What this task involves: Can you quote, word for word, every line from the first line of the records below through the line containing "ax.bar(x + 0.143, cap_non_peo, w, color=c_non, zorder=2)", and nothing else?

━━━━━ Provided data

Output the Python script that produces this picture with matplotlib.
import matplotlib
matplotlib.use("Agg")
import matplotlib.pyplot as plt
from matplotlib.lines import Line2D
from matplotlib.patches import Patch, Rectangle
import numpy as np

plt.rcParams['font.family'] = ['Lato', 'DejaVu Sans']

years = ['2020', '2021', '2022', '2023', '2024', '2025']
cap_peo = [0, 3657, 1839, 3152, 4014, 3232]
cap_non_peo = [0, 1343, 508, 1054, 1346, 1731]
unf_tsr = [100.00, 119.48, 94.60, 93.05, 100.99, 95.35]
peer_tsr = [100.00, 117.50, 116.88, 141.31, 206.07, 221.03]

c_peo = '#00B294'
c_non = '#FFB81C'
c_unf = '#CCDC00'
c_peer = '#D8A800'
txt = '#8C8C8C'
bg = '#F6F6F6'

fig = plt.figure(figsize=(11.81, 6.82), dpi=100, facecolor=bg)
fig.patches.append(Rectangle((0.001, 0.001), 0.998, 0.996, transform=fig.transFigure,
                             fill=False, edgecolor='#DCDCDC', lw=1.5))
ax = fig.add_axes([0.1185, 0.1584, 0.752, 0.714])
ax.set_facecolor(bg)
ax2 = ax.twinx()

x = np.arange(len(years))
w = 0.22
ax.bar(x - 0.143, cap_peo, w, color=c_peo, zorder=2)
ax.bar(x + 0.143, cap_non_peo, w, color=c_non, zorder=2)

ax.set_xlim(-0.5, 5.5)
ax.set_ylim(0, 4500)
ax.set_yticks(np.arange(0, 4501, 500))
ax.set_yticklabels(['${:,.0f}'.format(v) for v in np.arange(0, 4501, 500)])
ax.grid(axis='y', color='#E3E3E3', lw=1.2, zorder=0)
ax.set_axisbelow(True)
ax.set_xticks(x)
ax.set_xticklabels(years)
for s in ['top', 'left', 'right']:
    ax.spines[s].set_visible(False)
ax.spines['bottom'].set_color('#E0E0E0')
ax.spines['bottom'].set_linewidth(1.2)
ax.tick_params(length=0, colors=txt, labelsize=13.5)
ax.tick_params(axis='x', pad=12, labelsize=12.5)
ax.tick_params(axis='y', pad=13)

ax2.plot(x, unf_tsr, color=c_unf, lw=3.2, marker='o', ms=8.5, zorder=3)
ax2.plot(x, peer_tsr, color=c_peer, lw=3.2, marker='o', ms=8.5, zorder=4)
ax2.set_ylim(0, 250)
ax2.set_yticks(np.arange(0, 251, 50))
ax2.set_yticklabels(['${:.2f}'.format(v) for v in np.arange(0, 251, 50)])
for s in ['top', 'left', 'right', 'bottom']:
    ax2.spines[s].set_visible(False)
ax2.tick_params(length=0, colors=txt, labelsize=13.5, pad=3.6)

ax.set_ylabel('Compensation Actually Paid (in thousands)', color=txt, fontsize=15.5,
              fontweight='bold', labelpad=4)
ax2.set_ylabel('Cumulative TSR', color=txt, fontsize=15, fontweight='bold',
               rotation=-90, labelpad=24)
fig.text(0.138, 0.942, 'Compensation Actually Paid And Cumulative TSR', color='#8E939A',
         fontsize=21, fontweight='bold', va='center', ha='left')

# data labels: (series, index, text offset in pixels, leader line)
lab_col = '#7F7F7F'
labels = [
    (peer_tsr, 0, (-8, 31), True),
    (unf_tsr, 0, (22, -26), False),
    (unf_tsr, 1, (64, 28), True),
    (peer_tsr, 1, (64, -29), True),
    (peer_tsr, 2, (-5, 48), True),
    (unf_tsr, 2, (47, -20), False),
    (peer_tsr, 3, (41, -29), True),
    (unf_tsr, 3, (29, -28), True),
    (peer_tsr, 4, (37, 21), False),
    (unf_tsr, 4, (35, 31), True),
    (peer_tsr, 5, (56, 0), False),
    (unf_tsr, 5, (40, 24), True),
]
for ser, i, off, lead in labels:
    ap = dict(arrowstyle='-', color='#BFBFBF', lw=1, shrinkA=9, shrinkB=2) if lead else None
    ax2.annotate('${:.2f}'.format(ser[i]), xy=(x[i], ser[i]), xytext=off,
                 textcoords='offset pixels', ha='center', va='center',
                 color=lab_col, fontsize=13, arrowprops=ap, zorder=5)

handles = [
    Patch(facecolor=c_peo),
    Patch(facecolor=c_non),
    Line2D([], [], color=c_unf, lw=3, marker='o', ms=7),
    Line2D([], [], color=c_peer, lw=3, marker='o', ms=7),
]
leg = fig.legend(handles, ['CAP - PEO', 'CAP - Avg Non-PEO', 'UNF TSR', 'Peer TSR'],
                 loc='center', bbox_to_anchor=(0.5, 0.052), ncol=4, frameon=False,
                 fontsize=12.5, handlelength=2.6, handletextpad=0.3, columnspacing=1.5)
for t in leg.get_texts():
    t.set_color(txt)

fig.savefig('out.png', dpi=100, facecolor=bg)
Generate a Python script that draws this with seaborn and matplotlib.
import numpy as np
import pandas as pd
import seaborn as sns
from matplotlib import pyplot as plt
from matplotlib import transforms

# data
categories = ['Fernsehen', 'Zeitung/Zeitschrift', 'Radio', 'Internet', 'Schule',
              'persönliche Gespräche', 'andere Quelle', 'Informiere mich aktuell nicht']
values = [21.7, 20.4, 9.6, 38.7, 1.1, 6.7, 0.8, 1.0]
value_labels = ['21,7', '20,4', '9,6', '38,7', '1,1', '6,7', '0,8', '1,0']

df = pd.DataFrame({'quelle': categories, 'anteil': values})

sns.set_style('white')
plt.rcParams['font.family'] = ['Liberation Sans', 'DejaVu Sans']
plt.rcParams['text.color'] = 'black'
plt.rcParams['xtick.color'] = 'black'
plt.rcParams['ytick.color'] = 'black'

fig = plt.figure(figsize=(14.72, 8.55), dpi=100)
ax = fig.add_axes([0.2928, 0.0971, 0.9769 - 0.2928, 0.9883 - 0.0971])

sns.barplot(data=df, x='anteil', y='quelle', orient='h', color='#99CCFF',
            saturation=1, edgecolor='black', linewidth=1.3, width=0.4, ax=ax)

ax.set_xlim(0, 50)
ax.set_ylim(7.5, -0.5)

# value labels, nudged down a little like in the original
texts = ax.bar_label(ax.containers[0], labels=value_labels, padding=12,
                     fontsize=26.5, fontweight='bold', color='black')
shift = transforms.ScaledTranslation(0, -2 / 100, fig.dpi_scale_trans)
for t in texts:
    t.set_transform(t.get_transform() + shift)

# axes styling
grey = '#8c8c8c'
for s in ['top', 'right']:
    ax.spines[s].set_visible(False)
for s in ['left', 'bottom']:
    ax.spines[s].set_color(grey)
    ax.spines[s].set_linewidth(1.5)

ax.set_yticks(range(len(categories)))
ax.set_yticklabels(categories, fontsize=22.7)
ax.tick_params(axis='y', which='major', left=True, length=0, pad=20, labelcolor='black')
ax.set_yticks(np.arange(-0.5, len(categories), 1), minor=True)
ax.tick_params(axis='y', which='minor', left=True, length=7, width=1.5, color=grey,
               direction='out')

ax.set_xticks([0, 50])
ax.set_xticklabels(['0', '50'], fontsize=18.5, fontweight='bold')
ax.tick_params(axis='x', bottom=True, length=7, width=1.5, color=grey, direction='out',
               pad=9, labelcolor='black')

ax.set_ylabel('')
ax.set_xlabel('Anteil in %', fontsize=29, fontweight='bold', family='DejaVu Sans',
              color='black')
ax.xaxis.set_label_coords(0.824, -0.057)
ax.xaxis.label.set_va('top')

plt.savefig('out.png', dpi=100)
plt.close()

━━━━━━━━━━

Output below:
Output the Python script that produces this picture with matplotlib.
import matplotlib
matplotlib.use("Agg")
import matplotlib.pyplot as plt
from matplotlib.lines import Line2D
from matplotlib.patches import Patch, Rectangle
import numpy as np

plt.rcParams['font.family'] = ['Lato', 'DejaVu Sans']

years = ['2020', '2021', '2022', '2023', '2024', '2025']
cap_peo = [0, 3657, 1839, 3152, 4014, 3232]
cap_non_peo = [0, 1343, 508, 1054, 1346, 1731]
unf_tsr = [100.00, 119.48, 94.60, 93.05, 100.99, 95.35]
peer_tsr = [100.00, 117.50, 116.88, 141.31, 206.07, 221.03]

c_peo = '#00B294'
c_non = '#FFB81C'
c_unf = '#CCDC00'
c_peer = '#D8A800'
txt = '#8C8C8C'
bg = '#F6F6F6'

fig = plt.figure(figsize=(11.81, 6.82), dpi=100, facecolor=bg)
fig.patches.append(Rectangle((0.001, 0.001), 0.998, 0.996, transform=fig.transFigure,
                             fill=False, edgecolor='#DCDCDC', lw=1.5))
ax = fig.add_axes([0.1185, 0.1584, 0.752, 0.714])
ax.set_facecolor(bg)
ax2 = ax.twinx()

x = np.arange(len(years))
w = 0.22
ax.bar(x - 0.143, cap_peo, w, color=c_peo, zorder=2)
ax.bar(x + 0.143, cap_non_peo, w, color=c_non, zorder=2)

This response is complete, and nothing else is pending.